• _GIVEN REQUEST_
Copy the data below exactly, omitting any picture it contains.

— START DATA BLOCK —

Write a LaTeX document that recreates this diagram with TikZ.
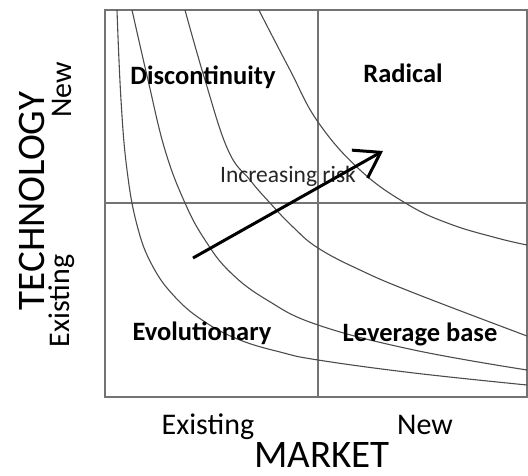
\documentclass[tikz,border=0pt]{standalone}
\usepackage{fontspec}
\setmainfont{Carlito}
\usetikzlibrary{arrows.meta}
\begin{document}
\begin{tikzpicture}[x=1pt,y=-1pt,
  quad/.style={font=\bfseries\fontsize{26.5}{30}\selectfont, anchor=base, inner sep=0pt},
  small/.style={font=\fontsize{23.5}{27}\selectfont, anchor=base, inner sep=0pt, text=black!85},
  axislab/.style={font=\fontsize{30}{34}\selectfont, anchor=base, inner sep=0pt},
  axtitle/.style={font=\fontsize{39}{44}\selectfont, anchor=base, inner sep=0pt},
  curve/.style={draw=black!70, line width=1.1pt},
  frame/.style={draw=black!55, line width=1.6pt},
  riskarrow/.style={draw=black, line width=3pt, -{Straight Barb[length=24pt,width=32pt]}}]
\useasboundingbox (0,0) rectangle (528,476);
% frame and quadrant lines
\draw[frame] (105,10) rectangle (527,397);
\draw[frame] (318,10) -- (318,397);
\draw[frame] (105,203) -- (527,203);
% risk curves
\draw[curve] plot[smooth, tension=0.7] coordinates {(117,10) (121,100) (127,170) (137,225) (152,265) (175,297) (205,322) (240,340) (280,352) (318,360) (414,373) (527,385)};
\draw[curve] plot[smooth, tension=0.7] coordinates {(132,10) (148,80) (165,150) (185,203) (205,240) (230,272) (267,300) (318,325) (414,350) (527,370)};
\draw[curve] plot[smooth, tension=0.7] coordinates {(185,10) (205,80) (228,150) (250,180) (270,203) (293,227) (318,248) (360,270) (414,293) (527,336)};
\draw[curve] plot[smooth, tension=0.7] coordinates {(259,10) (264,20) (290,70) (318,122) (360,170) (407,204) (450,224) (497,238) (527,245)};
% quadrant labels
\node[quad] (disc) at (203,85) {Discontinuity};
\node[quad] (rad) at (403,83) {Radical};
\node[quad] (evo) at (202,340) {Evolutionary};
\node[quad] (lev) at (420,341) {Leverage base};
% arrow
\node[small] (risk) at (288,183) {Increasing risk};
\coordinate (arrS) at (193,258);
\coordinate (arrE) at (383,151);
\draw[riskarrow] (arrS) -- (arrE);
% axis labels
\node[axislab] (mex) at (208,434) {Existing};
\node[axislab] (mnew) at (425,434) {New};
\node[axtitle] (market) at (322,467) {MARKET};
\node[axislab, rotate=90] (tnew) at (71,90) {New};
\node[axislab, rotate=90] (tex) at (69,301) {Existing};
\node[axtitle, rotate=90] (tech) at (44,201) {TECHNOLOGY};
\end{tikzpicture}
\end{document}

— END DATA BLOCK —

• _WRITTEN SOLUTION_
Write a LaTeX document that recreates this diagram with TikZ.
\documentclass[tikz,border=0pt]{standalone}
\usepackage{fontspec}
\setmainfont{Carlito}
\usetikzlibrary{arrows.meta}
\begin{document}
\begin{tikzpicture}[x=1pt,y=-1pt,
  quad/.style={font=\bfseries\fontsize{26.5}{30}\selectfont, anchor=base, inner sep=0pt},
  small/.style={font=\fontsize{23.5}{27}\selectfont, anchor=base, inner sep=0pt, text=black!85},
  axislab/.style={font=\fontsize{30}{34}\selectfont, anchor=base, inner sep=0pt},
  axtitle/.style={font=\fontsize{39}{44}\selectfont, anchor=base, inner sep=0pt},
  curve/.style={draw=black!70, line width=1.1pt},
  frame/.style={draw=black!55, line width=1.6pt},
  riskarrow/.style={draw=black, line width=3pt, -{Straight Barb[length=24pt,width=32pt]}}]
\useasboundingbox (0,0) rectangle (528,476);
% frame and quadrant lines
\draw[frame] (105,10) rectangle (527,397);
\draw[frame] (318,10) -- (318,397);
\draw[frame] (105,203) -- (527,203);
% risk curves
\draw[curve] plot[smooth, tension=0.7] coordinates {(117,10) (121,100) (127,170) (137,225) (152,265) (175,297) (205,322) (240,340) (280,352) (318,360) (414,373) (527,385)};
\draw[curve] plot[smooth, tension=0.7] coordinates {(132,10) (148,80) (165,150) (185,203) (205,240) (230,272) (267,300) (318,325) (414,350) (527,370)};
\draw[curve] plot[smooth, tension=0.7] coordinates {(185,10) (205,80) (228,150) (250,180) (270,203) (293,227) (318,248) (360,270) (414,293) (527,336)};
\draw[curve] plot[smooth, tension=0.7] coordinates {(259,10) (264,20) (290,70) (318,122) (360,170) (407,204) (450,224) (497,238) (527,245)};
% quadrant labels
\node[quad] (disc) at (203,85) {Discontinuity};
\node[quad] (rad) at (403,83) {Radical};
\node[quad] (evo) at (202,340) {Evolutionary};
\node[quad] (lev) at (420,341) {Leverage base};
% arrow
\node[small] (risk) at (288,183) {Increasing risk};
\coordinate (arrS) at (193,258);
\coordinate (arrE) at (383,151);
\draw[riskarrow] (arrS) -- (arrE);
% axis labels
\node[axislab] (mex) at (208,434) {Existing};
\node[axislab] (mnew) at (425,434) {New};
\node[axtitle] (market) at (322,467) {MARKET};
\node[axislab, rotate=90] (tnew) at (71,90) {New};
\node[axislab, rotate=90] (tex) at (69,301) {Existing};
\node[axtitle, rotate=90] (tech) at (44,201) {TECHNOLOGY};
\end{tikzpicture}
\end{document}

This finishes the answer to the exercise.